It's probably best to cling to the reminder that while 'never' does tend to win repeatedly - otherwise it wouldn't be 'never' - 'never' does not win always.
Never say 'never' again
It's always a bear in sport to go up against "never". "Never" is so smug, so churlish, so domineering, that it pretty much hovers around harrumphing.
Here we have Abu Dhabi Ocean Racing versus "never", in that never across 38 years has a boat sprung from such scoreboard inconvenience to win the Volvo Ocean Race or the Whitbread, the original name.
In fact, somehow, an event that dares to go around the solar system's fifth-largest world has proved emphatically formulaic, in a way a novice - hi - might find counter-intuitive.
Here's a zany event in which the Abu Dhabi skipper Ian Walker's last entry, Green Dragon, smacked into an apparent whale, something which never happens in football.

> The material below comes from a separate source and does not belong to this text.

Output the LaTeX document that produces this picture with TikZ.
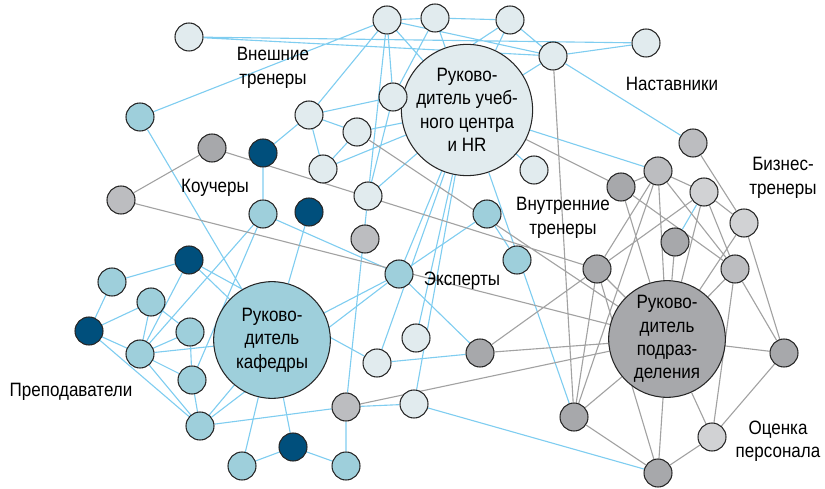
\documentclass[tikz,border=0pt]{standalone}
\usepackage{fontspec}
\setmainfont{Liberation Sans}[FakeStretch=0.88]
\usetikzlibrary{backgrounds}
\definecolor{paleblue}{HTML}{E1EBEE}
\definecolor{tealfill}{HTML}{9ECFDB}
\definecolor{navyfill}{HTML}{004F7C}
\definecolor{greyfill}{HTML}{A7A8AB}
\definecolor{midgreyfill}{HTML}{BCBDC0}
\definecolor{palegreyfill}{HTML}{D1D2D4}
\definecolor{edgeblue}{HTML}{7FCDF0}
\definecolor{edgegrey}{HTML}{A2A2A2}
\newcommand{\lblfont}{\fontsize{16.5}{20}\selectfont}

\begin{document}
\begin{tikzpicture}[x=0.03cm, y=-0.03cm,
		dot/.style={
			circle, draw=black!85, line width=0.9pt,
			minimum size=0.84cm, inner sep=0pt
		},
		lightdot/.style={dot, fill=paleblue},
		tealdot/.style={dot, fill=tealfill},
		navydot/.style={dot, fill=navyfill},
		greydot/.style={dot, fill=greyfill},
		midgreydot/.style={dot, fill=midgreyfill},
		palegreydot/.style={dot, fill=palegreyfill},
		bigdot/.style={
			dot, minimum size=3.5cm,
			align=center, font=\lblfont
		},
		lbl/.style={align=center, font=\lblfont, inner sep=0pt},
		blueline/.style={draw=edgeblue, line width=0.95pt},
		greyline/.style={draw=edgegrey, line width=0.95pt},
	]
	\useasboundingbox (0,0) rectangle (825,489);
	
	%leaders
	\node[bigdot, fill=paleblue] (hr) at (467,110) {Руково-\\дитель учеб-\\ного центра\\и HR};
	\node[bigdot, fill=tealfill] (kaf) at (272,340) {Руково-\\дитель\\кафедры};
	\node[bigdot, fill=greyfill] (pod) at (667,339) {Руково-\\дитель\\подраз-\\деления};
	
	%external trainers, mentors
	\node[lightdot] (e1) at (189,37) {};
	\node[lightdot] (e2) at (387,20) {};
	\node[lightdot] (e3) at (435,18) {};
	\node[lightdot] (e4) at (510,20) {};
	\node[lightdot] (e5) at (553,56) {};
	\node[lightdot] (e6) at (646,43) {};
	\node[lightdot] (e7) at (393,97) {};
	\node[lightdot] (e8) at (309,115) {};
	\node[lightdot] (e9) at (357,132) {};
	\node[lightdot] (e10) at (323,169) {};
	\node[lightdot] (e11) at (368,196) {};
	\node[lightdot] (e12) at (534,170) {};
	\node[lightdot] (e13) at (416,338) {};
	\node[lightdot] (e14) at (377,363) {};
	\node[lightdot] (e15) at (414,404) {};
	
	%teachers, experts
	\node[tealdot] (t1) at (140,117) {};
	\node[tealdot] (t2) at (263,214) {};
	\node[tealdot] (t3) at (487,214) {};
	\node[tealdot] (t4) at (517,260) {};
	\node[tealdot] (t5) at (399,274) {};
	\node[tealdot] (t6) at (112,282) {};
	\node[tealdot] (t7) at (151,302) {};
	\node[tealdot] (t8) at (190,332) {};
	\node[tealdot] (t9) at (140,354) {};
	\node[tealdot] (t10) at (192,380) {};
	\node[tealdot] (t11) at (200,426) {};
	\node[tealdot] (t12) at (242,466) {};
	\node[tealdot] (t13) at (346,466) {};
	
	\node[navydot] (d1) at (263,153) {};
	\node[navydot] (d2) at (309,212) {};
	\node[navydot] (d3) at (189,260) {};
	\node[navydot] (d4) at (89,331) {};
	\node[navydot] (d5) at (293,447) {};
	
	%coaches
	\node[greydot] (c1) at (212,148) {};
	\node[midgreydot] (c2) at (121,200) {};
	\node[midgreydot] (c3) at (365,239) {};
	\node[midgreydot] (c4) at (346,407) {};
	
	%internal trainers
	\node[greydot] (i1) at (621,187) {};
	\node[greydot] (i2) at (597,269) {};
	\node[greydot] (i3) at (480,353) {};
	\node[greydot] (i4) at (574,417) {};
	\node[greydot] (i5) at (658,473) {};
	\node[greydot] (i6) at (675,242) {};
	
	%business trainers, assessment
	\node[midgreydot] (b1) at (693,143) {};
	\node[midgreydot] (b2) at (658,171) {};
	\node[palegreydot] (b3) at (704,192) {};
	\node[palegreydot] (b4) at (744,223) {};
	\node[midgreydot] (b5) at (735,269) {};
	\node[greydot] (o1) at (784,353) {};
	\node[palegreydot] (o2) at (712,437) {};
	
	%labels
	\node[lbl] (lblext) at (273,68) {Внешние\\тренеры};
	\node[lbl] (lblmentor) at (672,84) {Наставники};
	\node[lbl] (lblcoach) at (215,188) {Коучеры};
	\node[lbl] (lblbiz) at (783,178) {Бизнес-\\тренеры};
	\node[lbl] (lblint) at (563,218) {Внутренние\\тренеры};
	\node[lbl] (lblexp) at (462,281) {Эксперты};
	\node[lbl] (lblteach) at (71,392) {Преподаватели};
	\node[lbl] (lblassess) at (778,441) {Оценка\\персонала};
	
	\begin{scope}[on background layer]
		%blue links
		\draw[blueline] (e1) -- (e6) (e1) -- (e5) (t1) -- (e2) (e2) -- (e3)
			(e3) -- (e4) (e2) -- (e5) (e4) -- (e5) (e5) -- (e6)
			(e2) -- (hr) (e3) -- (hr) (e4) -- (hr) (e5) -- (hr)
			(e2) -- (e7) (e3) -- (e7) (e4) -- (e7) (e2) -- (e8)
			(e2) -- (e11) (e7) -- (e11) (e7) -- (e8) (e8) -- (e9)
			(e8) -- (e10) (e8) -- (d1) (e9) -- (e10) (e9) -- (hr)
			(e10) -- (hr) (e11) -- (hr) (e11) -- (c4) (hr) -- (e12)
			(hr) -- (b2) (e5) -- (b1) (hr) -- (t5) (hr) -- (e13)
			(hr) -- (e14) (hr) -- (e15) (hr) -- (i4);
		\draw[blueline] (d1) -- (t2) (t1) -- (kaf) (t2) -- (t9) (t10) -- (t2)
			(t2) -- (t5) (d2) -- (kaf) (t6) -- (d3) (t6) -- (d4)
			(d3) -- (t9) (d3) -- (kaf) (d3) -- (e14) (d4) -- (t7)
			(d4) -- (t9) (d4) -- (t11) (t7) -- (t8) (t7) -- (t9)
			(t8) -- (t9) (t8) -- (t10) (t9) -- (kaf) (t9) -- (t10)
			(t9) -- (t11) (t10) -- (t11) (t11) -- (kaf) (t11) -- (c4)
			(t11) -- (t5) (kaf) -- (t5) (kaf) -- (t12) (kaf) -- (d5)
			(t12) -- (d5) (d5) -- (t13) (t13) -- (c4) (c4) -- (e15)
			(e15) -- (i5) (e14) -- (i3) (t5) -- (t3) (t3) -- (t4)
			(t5) -- (i3) (b3) -- (i6);
		%grey links
		\draw[greyline] (c1) -- (c2) (c1) -- (i2) (c2) -- (pod) (e9) -- (pod)
			(hr) -- (i1) (e5) -- (i4) (i3) -- (i2) (i3) -- (pod)
			(c4) -- (pod) (b1) -- (b4) (b2) -- (i1) (b2) -- (b3)
			(b2) -- (pod) (b2) -- (i2) (b2) -- (i4) (b2) -- (b5)
			(i1) -- (pod) (i1) -- (b5) (i6) -- (pod) (b3) -- (b4)
			(b3) -- (pod) (b3) -- (i2) (b3) -- (b5) (b4) -- (pod)
			(b4) -- (o1) (i2) -- (pod) (i2) -- (i4) (i2) -- (i5)
			(b5) -- (pod) (b5) -- (o1) (b5) -- (o2) (pod) -- (o1)
			(pod) -- (o2) (pod) -- (i5) (pod) -- (i4) (i4) -- (i5)
			(o2) -- (o1) (o2) -- (i5);
	\end{scope}
\end{tikzpicture}
\end{document}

Here's an event that would seem to boast untold vagaries, with canny navigators interpreting varying weather reports. Here's an event in which a contender suddenly can wind up shipwrecked and playing golf amid cows on the world's remotest inhabited island, as Puma's crewjust did, or where an on-board fire could lurk five seconds from surging out of control, as during Leg 1 aboard 2005/06 champion Abn Amro One, according to the captain Mike Sanderson.
Before reading that only yesterday, I had thought about whales and waves, riggings and doldrums, but never the prospect of the on-board fire. In a word, jeez.
Still, read back through the years and you start to feel numbness. Race tables have not shaken with lead changes. People have assumed leads and kept them.
In the most recent Volvo Ocean Race, in 2008/09, Ericsson 4 streamed out to a point's lead by winning the first two legs, stayed upright with a fourth place and a third, then padded the advantage by hogging legs 5 through 8, clinching with a third place on Leg 9 and holding an on-board picnic with cupcakes and finger sandwiches during Leg 10. (OK, not exactly, but you get the drift.)
In 2005/06, Sanderson's Abn Amro One ravenously took the first two legs and six of the first seven in a thump-a-thon. In 2001/02, Illbruck Challenge won the first two, the fourth and the seventh among the nine. EF Language in 1997/98, New Zealand Endeavour in 1993/94, Steinlager 2 in 1989/90 …they all zoomed ahead and wound up ahead, Steinlager 2 winning all six legs. (Earlier on, the race used a points-handicapping system which, upon inspection, gave me a garish headache, but a similar form did seem to hold then.)
When Abu Dhabi's Azzam shockingly broke a mast on the first night, certain lovers of cinema storylines - hi again - reckoned that if the boat could rediscover contention, the wrenching disappointment and a bulwark of a bowman overboard could feed one superb storyline. Alas, the Volvo doesn't seem to do movie plots.
So, with Abu Dhabi at 17 points staring uphill at Telefonica rolling in the deep at 61 at the Abu Dhabi stopover with six months to go, to what might suspense-seekers cling?
We could always start with sportsmen, who tend to relish "never", viewing it as opportunity. "Never" might be a rude ghoul, but it ranks among the most fascinating elements of sport.
Then, we could move on to some words two months ago from Brad Jackson, the Puma team'swatch captain in his sixth Volvo or Whitbread, a man who circumnavigates the world the way other people go to the drive-thru at the KFC. Seeing a field of unprecedented balance, the veteran said, "I think the boats are all very well-prepared, and that hasn't always been the case in the past … And, people-wise, guys who have done well in the race previously are pretty much spread through the fleet."
It might help to remember those assessments.
Or, for a resiliency role model, one could always study the 2005/06 entry Pirates of the Caribbean, whose first night brought a cracked bulkhead and a keel leak, plus the indelible image that Abu Dhabi shore team technical manager Mike Danks described, that of laptops floating around the cabin. The ensuing Leg 2 featured an unplanned stopover in Albany, Australia, so remote it's 418 kilometres from Perth. Yet from there, Pirates crept up to finish second.
Then again, some sailors have pointed out that field's overall weakness relative to this one. And once you meet competitive sailors, it doesn't take long to realise they aren't people who run around all aglow over commendable second places. It's probably best to cling to the reminder that while "never" does tend to win repeatedly - otherwise it wouldn't be "never" - "never" does not win always.